Perry's rise to America’s top energy official came against opposition from Democrats worried about his ties to oil companies, his doubts about the science of climate change, and the fact that he once called for the department’s total elimination – a comment he has since said he regrets.
The Senate voted 62 to 37 in support of Perry.
Perry, 66, was governor of Texas from 2000 to 2015, making him the longest-serving governor of the oil-producing state in its history.
As energy secretary, Perry would lead a vast scientific research operation credited with helping trigger a U.S. drilling boom and advancements in energy efficiency and renewables technology, and would oversee America's nuclear arsenal.
In his Senate confirmation hearing, Perry said much of his focus running the department would be in renewing the country's nuclear weapons arsenal.
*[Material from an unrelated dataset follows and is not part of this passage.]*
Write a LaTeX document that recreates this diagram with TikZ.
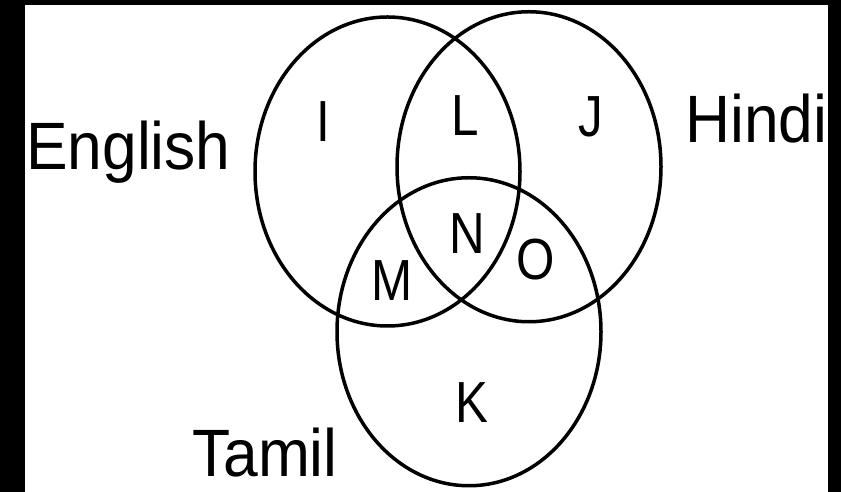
\documentclass[tikz,border=0pt]{standalone}
\usepackage{fontspec}
\setmainfont{Liberation Sans}
\begin{document}
\begin{tikzpicture}[x=1pt,y=1pt,
  ring/.style={draw=black,line width=3.5pt},
  biglabel/.style={inner sep=0pt,anchor=base west,font=\fontsize{67}{67}\selectfont,xscale=0.93},
  region/.style={inner sep=0pt,anchor=center,font=\fontsize{58}{58}\selectfont,xscale=0.85}]
\useasboundingbox (0,0) rectangle (841,492);
\fill[black] (0,0) rectangle (841,492);
\fill[white] (25,0) rectangle (828,487);
\draw[ring] (387.5,320.5) ellipse [x radius=132.5, y radius=154.5];
\draw[ring] (529,325.25) ellipse [x radius=132, y radius=155];
\draw[ring] (469,160.25) ellipse [x radius=132, y radius=154];
\node[biglabel] (english) at (26,322) {English};
\node[biglabel] (hindi) at (685,349) {Hindi};
\node[biglabel] (tamil) at (192,15) {Tamil};
\node[region] (I) at (323,370) {I};
\node[region] (L) at (465,376) {L};
\node[region] (J) at (591,375) {J};
\node[region] (N) at (467,258) {N};
\node[region] (M) at (392,211) {M};
\node[region] (O) at (536,232) {O};
\node[region] (K) at (472,89) {K};
\end{tikzpicture}
\end{document}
Trump wants to ensure the arsenal is at "the top of the pack" and said the United States had fallen behind in its nuclear weapons capacity.
Democratic lawmakers expressed worry Perry would weaken the department's functions and potentially target its army of scientists focused on climate and clean energy research. Perry sought to reassure them saying he would protect scientists and the growing renewable energy industry.
Democratic Oregon Senator Ron Wyden, a senior Democrat on the Senate Energy and Natural Resources Committee, said Perry had failed to persuade him he would push back against Trump administration plans to cut the department's budget and focus on clean energy R&D.
"As Trump is threatening to slash DOE’s budget, Gov. Perry hasn’t convinced me he’s up to the task of creating those jobs and putting points on the board in the fight against climate change,” Wyden said.
Republican Alaska Senator Lisa Murkowski, chair of the energy committee, said Perry would be "a strong partner as we focus on everything from reducing rural energy costs to advancing the Alaska gasline project.”